Given task: Without the pictures, extract every line from the start of the material to the line containing "1670, 1620, 1620]", both ends included.

● ● ●

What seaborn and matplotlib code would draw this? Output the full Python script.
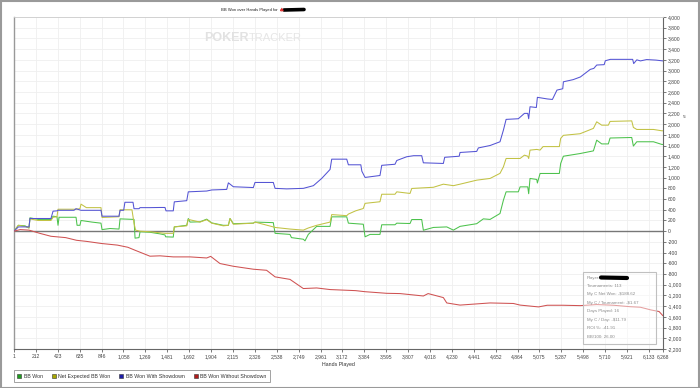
import numpy as np
import pandas as pd
import matplotlib
matplotlib.use("Agg")
import matplotlib.pyplot as plt
import seaborn as sns
from matplotlib.patches import Rectangle
from matplotlib.lines import Line2D
from matplotlib.ticker import FuncFormatter

# ---------------- data ----------------
series_names = ["BB Won", "Net Expected BB Won", "BB Won With Showdown", "BB Won Without Showdown"]

won_hands = [1, 43, 107, 146, 155, 233, 358, 378, 416, 426, 436, 600, 610, 638, 648, 754, 841, 851, 928,
             1015, 1025, 1160, 1170, 1208, 1218, 1314, 1411, 1459, 1465, 1539, 1549, 1669, 1684, 1701, 1797,
             1862, 1910, 2022, 2071, 2087, 2119, 2312, 2328, 2505, 2522, 2666, 2680, 2795, 2811, 2843, 2924,
             3053, 3069, 3214, 3230, 3374, 3391, 3439, 3535, 3552, 3680, 3697, 3825, 3842, 3938, 3954, 4051,
             4180, 4244, 4308, 4469, 4533, 4598, 4694, 4727, 4753, 4871, 4888, 4962, 4971, 4984, 5049, 5055,
             5081, 5267, 5280, 5306, 5467, 5596, 5628, 5676, 5740, 5757, 5966, 5982, 6015, 6176, 6257, 6268]
won_vals = [0, 110, 100, 60, 250, 220, 220, 280, 270, 110, 260, 260, 110, 110, 200, 170, 150, 30, 50,
            40, 230, 220, -130, -120, -10, -20, -50, -70, -105, -110, 80, 110, 237, 170, 175,
            225, 155, 110, 110, 237, 140, 150, 170, 160, -40, -60, -120, -150, -180, -60, 90,
            90, 268, 268, 150, 130, -105, -60, -60, 120, 120, 150, 143, 218, 218, 18, 70,
            80, 20, 90, 140, 230, 220, 330, 580, 735, 735, 828, 828, 700, 985, 966, 900,
            1078, 1078, 1265, 1400, 1450, 1500, 1700, 1630, 1630, 1740, 1750, 1590, 1670, 1670, 1620, 1620]

ev_hands = [1, 43, 107, 146, 155, 233, 358, 378, 416, 426, 600, 638, 648, 700, 841, 851, 1015, 1025,
            1140, 1160, 1175, 1218, 1314, 1411, 1459, 1539, 1549, 1669, 1684, 1797, 1862, 1910, 2022, 2071,
            2087, 2119, 2312, 2328, 2505, 2522, 2666, 2795, 2843, 2924, 3053, 3069, 3214, 3230, 3300, 3374,
            3391, 3535, 3552, 3680, 3697, 3825, 3842, 4051, 4147, 4244, 4308, 4469, 4598, 4694, 4727, 4753,
            4888, 4930, 4962, 4971, 4984, 5049, 5081, 5110, 5267, 5280, 5306, 5467, 5596, 5628, 5676, 5740,
            5757, 5966, 5982, 6015, 6176, 6257, 6268]
ev_vals = [0, 110, 90, 60, 230, 200, 200, 260, 270, 410, 410, 420, 505, 440, 440, 256, 270, 400,
           400, 150, 20, 0, -10, -30, -40, -40, 80, 100, 220, 170, 215, 150, 100, 110,
           237, 130, 150, 170, 80, 70, 40, 20, 60, 110, 170, 310, 290, 320, 380, 424,
           520, 550, 690, 690, 735, 705, 798, 820, 878, 850, 878, 953, 985, 1080, 1202, 1358,
           1358, 1420, 1400, 1358, 1514, 1527, 1515, 1580, 1580, 1733, 1790, 1820, 1920, 2043, 1980, 1980,
           2050, 2060, 1938, 1900, 1900, 1875, 1875]

sd_hands = [1, 43, 146, 155, 358, 378, 416, 426, 580, 600, 648, 841, 851, 1015, 1025, 1060, 1072, 1150,
            1160, 1208, 1218, 1314, 1411, 1459, 1469, 1539, 1549, 1669, 1684, 1862, 1910, 2055, 2071, 2119,
            2312, 2328, 2505, 2522, 2634, 2795, 2892, 2972, 3053, 3069, 3214, 3230, 3350, 3360, 3391, 3535,
            3552, 3680, 3697, 3793, 3860, 3938, 3954, 4147, 4160, 4300, 4308, 4469, 4485, 4598, 4694, 4727,
            4753, 4871, 4930, 4962, 4971, 4984, 5045, 5055, 5150, 5200, 5244, 5300, 5306, 5400, 5470, 5566,
            5600, 5628, 5700, 5711, 5760, 5975, 5985, 6015, 6050, 6110, 6200, 6268]
sd_vals = [0, 80, 80, 237, 237, 374, 380, 390, 390, 420, 390, 390, 280, 280, 390, 390, 540, 540,
           420, 420, 440, 440, 443, 443, 380, 380, 548, 570, 735, 750, 770, 780, 903, 830,
           815, 910, 910, 800, 790, 800, 850, 985, 1153, 1345, 1345, 1240, 1240, 1120, 1004, 1040,
           1230, 1250, 1320, 1390, 1410, 1410, 1277, 1265, 1380, 1400, 1470, 1490, 1555, 1600, 1670, 1888,
           2088, 2100, 2200, 2200, 2100, 2324, 2310, 2500, 2470, 2460, 2635, 2660, 2790, 2830, 2880, 3022,
           3040, 3103, 3110, 3183, 3209, 3209, 3130, 3200, 3180, 3205, 3195, 3180]

nsd_hands = [1, 60, 146, 250, 358, 500, 605, 700, 847, 1000, 1100, 1169, 1314, 1411, 1539, 1701, 1862,
             1900, 1990, 2119, 2312, 2440, 2522, 2666, 2795, 2924, 3053, 3300, 3391, 3600, 3729, 3954, 4000,
             4147, 4180, 4308, 4598, 4824, 4888, 5066, 5150, 5300, 5470, 5628, 5790, 5950, 6050, 6150, 6230,
             6268]
nsd_vals = [0, 30, 20, -40, -95, -120, -170, -190, -230, -260, -300, -355, -467, -460, -480, -480, -500,
            -470, -604, -655, -710, -730, -853, -900, -1071, -1060, -1090, -1110, -1130, -1160, -1165, -1210, -1165,
            -1240, -1340, -1380, -1340, -1350, -1380, -1414, -1383, -1383, -1390, -1370, -1383, -1410, -1420, -1470, -1500,
            -1580]

x_tick_values = [1, 212, 423, 635, 846, 1058, 1269, 1481, 1692, 1904, 2115, 2326, 2538, 2749, 2961, 3172,
                 3384, 3595, 3807, 4018, 4230, 4441, 4652, 4864, 5075, 5287, 5498, 5710, 5921, 6133, 6268]

stats_lines = ["Player:", "Tournaments: 113", "My C Net Won: -$188.62", "My C / Tournament: -$1.67",
               "Days Played: 16", "My C / Day: -$11.79", "ROI %: -41.91", "BB/100: 26.00"]

line_colors = ["#4cc24c", "#c2c244", "#5454d4", "#cf5252"]
legend_colors = ["#1e9e1e", "#a8a800", "#1c1ca8", "#b01c1c"]

# ---------------- build table ----------------
frames = []
for name, h, v in zip(series_names, [won_hands, ev_hands, sd_hands, nsd_hands],
                      [won_vals, ev_vals, sd_vals, nsd_vals]):
    frames.append(pd.DataFrame({"Hands": h, "BB": v, "Series": name}))
df = pd.concat(frames, ignore_index=True)

# ---------------- plot ----------------
sns.set_theme(style="white")
plt.rcParams["font.family"] = ["Liberation Sans", "DejaVu Sans"]

W, H = 700, 388
fig = plt.figure(figsize=(7, 3.88), dpi=100)
L, R, T, B = 14, 663, 17, 349
ax = fig.add_axes([L / W, 1 - B / H, (R - L) / W, (B - T) / H])

ax.set_xlim(1, 6268)
ax.set_ylim(-2200, 4000)
ax.set_yticks(np.arange(-2200, 4001, 200))
ax.set_xticks(x_tick_values)
ax.set_xticklabels([f"{v:,}" for v in x_tick_values])
ax.yaxis.set_major_formatter(FuncFormatter(lambda v, p: f"{int(v):,}"))
ax.yaxis.tick_right()
ax.grid(True, color="#efefef", lw=0.6)
ax.set_axisbelow(True)
ax.axhline(0, color="#777777", lw=1.0, zorder=1)

sns.lineplot(data=df, x="Hands", y="BB", hue="Series", hue_order=series_names,
             palette=dict(zip(series_names, line_colors)), estimator=None, sort=False,
             lw=0.75, legend=False, ax=ax, zorder=3)

ax.set_ylabel("")
ax.set_xlabel("Hands Played", fontsize=3.8, color="#333333", labelpad=2)
ax.tick_params(axis="both", labelsize=3.6, colors="#444444", length=2, width=0.5, pad=1.5,
               bottom=True, right=True, left=False, top=False)
for side, col, lw in [("left", "#999999", 1.0), ("right", "#666666", 0.8),
                      ("bottom", "#666666", 0.8), ("top", "#cccccc", 0.6)]:
    ax.spines[side].set_color(col)
    ax.spines[side].set_linewidth(lw)
    ax.spines[side].set_visible(True)

# watermark
fig.text(204 / W, 1 - 38 / H, "POKER", fontsize=9, fontweight="bold", color="#e2e2e2",
         ha="left", va="center")
fig.text(249 / W, 1 - 38 / H, "TRACKER", fontsize=8, color="#e6e6e6",
         ha="left", va="center")

# title
fig.text(278 / W, 1 - 10 / H, "BB Won over Hands Played for", fontsize=3.0, color="#222222",
         ha="right", va="center")
fig.text(281 / W, 1 - 10 / H, "\u2660", fontsize=4.5, color="#e03030", ha="center", va="center",
         family=["DejaVu Sans"])
fig.add_artist(Line2D([284 / W, 304 / W], [1 - 10 / H, 1 - 9.5 / H], transform=fig.transFigure,
                      color="black", lw=2.6, solid_capstyle="round"))

# stats box
fig.add_artist(Rectangle((583 / W, 1 - 344 / H), (656 - 583) / W, (344 - 272) / H,
                         transform=fig.transFigure, facecolor=(1, 1, 1, 0.45),
                         edgecolor="#c0c0c0", lw=0.8, zorder=5))
for i, s in enumerate(stats_lines):
    fig.text(587 / W, 1 - (277.5 + i * 8.45) / H, s, fontsize=3.2, color="#8a8a8a",
             ha="left", va="center", zorder=6)
fig.add_artist(Line2D([601 / W, 627 / W], [1 - 277.5 / H, 1 - 278 / H], transform=fig.transFigure,
                      color="black", lw=3, zorder=7))

# small axis mark on the right
fig.text(684 / W, 1 - 117 / H, "\u2248", fontsize=3.5, color="#333333", ha="center", va="center")

# legend
handles = [Line2D([], [], marker="s", ls="none", markersize=3, markerfacecolor=c,
                  markeredgecolor="#333333", markeredgewidth=0.4) for c in legend_colors]
leg = fig.legend(handles, series_names, loc="lower left", bbox_to_anchor=(11 / W, 3 / H),
                 ncol=4, fontsize=3.8, frameon=True, fancybox=False, edgecolor="#777777",
                 handlelength=0.8, handletextpad=0.4, columnspacing=1.7, borderpad=0.7)
leg.get_frame().set_linewidth(0.6)
for t in leg.get_texts():
    t.set_color("#333333")

# outer frame
fig.add_artist(Rectangle((0.001, 0.001), 0.998, 0.997, transform=fig.transFigure, fill=False,
                         edgecolor="#9a9a9a", lw=1.5))

fig.savefig("out.png", dpi=100)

● ● ●

Task solution:
What seaborn and matplotlib code would draw this? Output the full Python script.
import numpy as np
import pandas as pd
import matplotlib
matplotlib.use("Agg")
import matplotlib.pyplot as plt
import seaborn as sns
from matplotlib.patches import Rectangle
from matplotlib.lines import Line2D
from matplotlib.ticker import FuncFormatter

# ---------------- data ----------------
series_names = ["BB Won", "Net Expected BB Won", "BB Won With Showdown", "BB Won Without Showdown"]

won_hands = [1, 43, 107, 146, 155, 233, 358, 378, 416, 426, 436, 600, 610, 638, 648, 754, 841, 851, 928,
             1015, 1025, 1160, 1170, 1208, 1218, 1314, 1411, 1459, 1465, 1539, 1549, 1669, 1684, 1701, 1797,
             1862, 1910, 2022, 2071, 2087, 2119, 2312, 2328, 2505, 2522, 2666, 2680, 2795, 2811, 2843, 2924,
             3053, 3069, 3214, 3230, 3374, 3391, 3439, 3535, 3552, 3680, 3697, 3825, 3842, 3938, 3954, 4051,
             4180, 4244, 4308, 4469, 4533, 4598, 4694, 4727, 4753, 4871, 4888, 4962, 4971, 4984, 5049, 5055,
             5081, 5267, 5280, 5306, 5467, 5596, 5628, 5676, 5740, 5757, 5966, 5982, 6015, 6176, 6257, 6268]
won_vals = [0, 110, 100, 60, 250, 220, 220, 280, 270, 110, 260, 260, 110, 110, 200, 170, 150, 30, 50,
            40, 230, 220, -130, -120, -10, -20, -50, -70, -105, -110, 80, 110, 237, 170, 175,
            225, 155, 110, 110, 237, 140, 150, 170, 160, -40, -60, -120, -150, -180, -60, 90,
            90, 268, 268, 150, 130, -105, -60, -60, 120, 120, 150, 143, 218, 218, 18, 70,
            80, 20, 90, 140, 230, 220, 330, 580, 735, 735, 828, 828, 700, 985, 966, 900,
            1078, 1078, 1265, 1400, 1450, 1500, 1700, 1630, 1630, 1740, 1750, 1590, 1670, 1670, 1620, 1620]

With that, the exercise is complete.